Odd. Definitely odd. Those expecting the usual Roedelius ambi-type goings on should…well, turn the record over. And there you’ll find “Johanneslust”, which should dispel any worries that perhaps you’d not bought a Hans-Joachim Roedelius album after all. A modification of a track found also on Harmonia’s “Tracks and Traces”, this is very much in the usual proto-newage-type style one gets acccustomed to on his later efforts. And you could almost say the same of the waltz (yes, a proper waltz!) “Glaubersalz”…save for the end, where everything goes all creepy and bent-out-of-tune, as if the whole thing were concocted by some sort of computer that’s now grinding down during some brownout.

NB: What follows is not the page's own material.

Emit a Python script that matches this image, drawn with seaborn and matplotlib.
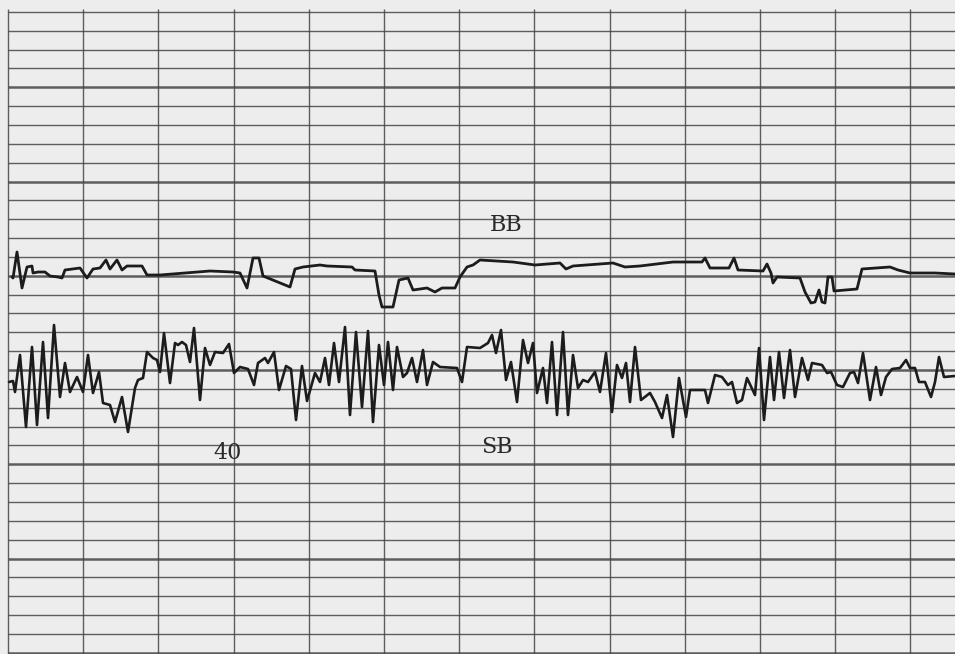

“Mr. Livingstone…”, though…just plain odd. One could deduce from the title that Roedelius was going for some sort of ‘African’ thing here, but the results just don’t come out like that. Instead, it’s nifty ambient cartoony-Chinese music. Seriously. Almost stereotypically so, in fact, save that there’s again that point that this doesn’t SEEM like what had been intended. It’s not a bad track…just that you can tell it’s something of a ‘not quite there’ effort, but one which still works in amongst the cheeziness of it.
But “Regenmacher”…ahhh, yes…Cluster together on the final track. And what a track it is. Moebius’s see-sawing, non-scaled, bent-note synth solos all over the top of a percussive, driving, pulsating underlay from Roedelius and Plank. What ‘Africa’ the previous track lacks seems to have all drained into here, with its futurist-tribal groove and taped SFX weirdnesses of wind, evocative of some dried out locale on the Sahel. A year after this album, Cluster would release “Grosses Wasser”, with its monumental side-long title track, and those familiar with that work will certainly find the germinative seeds of it in this one.
In fact, if one were to compare it to a routine Cluster album, the comparisons would seem to work best with “Grosses Wasser” as a whole, despite the chronological ‘dating’ of the bulk of the work on it to around the period of the Harmonia + Brian Eno collaboration “Tracks and Traces”. Certainly, there’s aspects to “Durch die Wüste” that aren’t part of the formulations that would later make up that subsequent Cluster work, but at the same time you can clearly hear ideas here being tested, explored, accepted, and rejected that would go into the makeup of “Grosses Wasser”. As such, it’s certainly a significant ‘companion piece’ to that album…as well as recommended ‘get’ for anyone into the whole Cologne-style of Kraut. Certainly much more than a ‘completist’ recording, which is a charge one might easily level at some of Hans-Joachim Roedelius’s much later solo works.